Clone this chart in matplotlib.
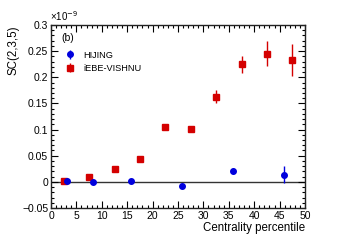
import matplotlib
matplotlib.use("Agg")
import matplotlib.pyplot as plt
from matplotlib.ticker import MultipleLocator, FuncFormatter

plt.rcParams['font.family'] = ['Liberation Sans', 'DejaVu Sans']

# Data (units of 1e-9)
hij_x = [3.2, 8.3, 15.7, 25.8, 35.8, 45.8]
hij_y = [0.002, -0.001, 0.002, -0.007, 0.021, 0.014]
hij_e = [0.002, 0.002, 0.002, 0.003, 0.006, 0.017]

ebe_x = [2.5, 7.5, 12.5, 17.5, 22.5, 27.5, 32.5, 37.5, 42.5, 47.5]
ebe_y = [0.002, 0.010, 0.024, 0.044, 0.105, 0.101, 0.163, 0.225, 0.245, 0.233]
ebe_e = [0.001, 0.001, 0.002, 0.002, 0.004, 0.004, 0.012, 0.016, 0.024, 0.030]

fig = plt.figure(figsize=(3.39, 2.45), dpi=100)
ax = fig.add_axes([51/339, 1-208/245, (305-51)/339, (208-25)/245])

ax.axhline(0, color='#333333', lw=1.0, zorder=1)
ax.errorbar(ebe_x, ebe_y, yerr=ebe_e, fmt='s', color='#d40000', ms=4,
            elinewidth=1.0, capsize=0, label='iEBE-VISHNU', zorder=3)
ax.errorbar(hij_x, hij_y, yerr=hij_e, fmt='o', color='#0000dd', ms=4,
            elinewidth=1.0, capsize=0, label='HIJING', zorder=3)

ax.set_xlim(0, 50)
ax.set_ylim(-0.05, 0.3)
ax.xaxis.set_major_locator(MultipleLocator(5))
ax.xaxis.set_minor_locator(MultipleLocator(1))
ax.yaxis.set_major_locator(MultipleLocator(0.05))
ax.yaxis.set_minor_locator(MultipleLocator(0.01))

def yfmt(v, p):
    s = ('%.2f' % v).rstrip('0').rstrip('.')
    if s in ('-0', '0'):
        return '0'
    return s.replace('-', '\u2212')
ax.yaxis.set_major_formatter(FuncFormatter(yfmt))

ax.tick_params(which='both', direction='in', top=True, right=True,
               labelsize=7.5, width=0.8, pad=2)
ax.tick_params(which='major', length=5)
ax.tick_params(which='minor', length=2.5)
for s in ax.spines.values():
    s.set_linewidth(1.0)
    s.set_color('#222222')

ax.set_xlabel('Centrality percentile', fontsize=8.3, loc='right', labelpad=1)
ax.set_ylabel('SC(2,3,5)', fontsize=8.3, loc='top', labelpad=2)

fig.text(50/339, 1-23/245, '\u00d710$^{-9}$', fontsize=7, ha='left', va='bottom')
ax.text(2.0, 0.275, '(b)', fontsize=7.5, ha='left', va='center')

handles, labels = ax.get_legend_handles_labels()
leg = ax.legend(handles[::-1], labels[::-1], loc='upper left',
                bbox_to_anchor=(0.035, 0.88), frameon=False, fontsize=6.6,
                handlelength=1.3, handletextpad=0.9, labelspacing=0.45,
                borderaxespad=0)

fig.savefig('out.png', dpi=100)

• [SHORT PROBLEM]: Each line from the top of the material through the line containing "elinewidth=1.0, capsize=0, label='HIJING', zorder=3)" should be reproduced exactly; please drop any images.

• [REPLY TO THE TASK]:
Clone this chart in matplotlib.
import matplotlib
matplotlib.use("Agg")
import matplotlib.pyplot as plt
from matplotlib.ticker import MultipleLocator, FuncFormatter

plt.rcParams['font.family'] = ['Liberation Sans', 'DejaVu Sans']

# Data (units of 1e-9)
hij_x = [3.2, 8.3, 15.7, 25.8, 35.8, 45.8]
hij_y = [0.002, -0.001, 0.002, -0.007, 0.021, 0.014]
hij_e = [0.002, 0.002, 0.002, 0.003, 0.006, 0.017]

ebe_x = [2.5, 7.5, 12.5, 17.5, 22.5, 27.5, 32.5, 37.5, 42.5, 47.5]
ebe_y = [0.002, 0.010, 0.024, 0.044, 0.105, 0.101, 0.163, 0.225, 0.245, 0.233]
ebe_e = [0.001, 0.001, 0.002, 0.002, 0.004, 0.004, 0.012, 0.016, 0.024, 0.030]

fig = plt.figure(figsize=(3.39, 2.45), dpi=100)
ax = fig.add_axes([51/339, 1-208/245, (305-51)/339, (208-25)/245])

ax.axhline(0, color='#333333', lw=1.0, zorder=1)
ax.errorbar(ebe_x, ebe_y, yerr=ebe_e, fmt='s', color='#d40000', ms=4,
            elinewidth=1.0, capsize=0, label='iEBE-VISHNU', zorder=3)
ax.errorbar(hij_x, hij_y, yerr=hij_e, fmt='o', color='#0000dd', ms=4,
            elinewidth=1.0, capsize=0, label='HIJING', zorder=3)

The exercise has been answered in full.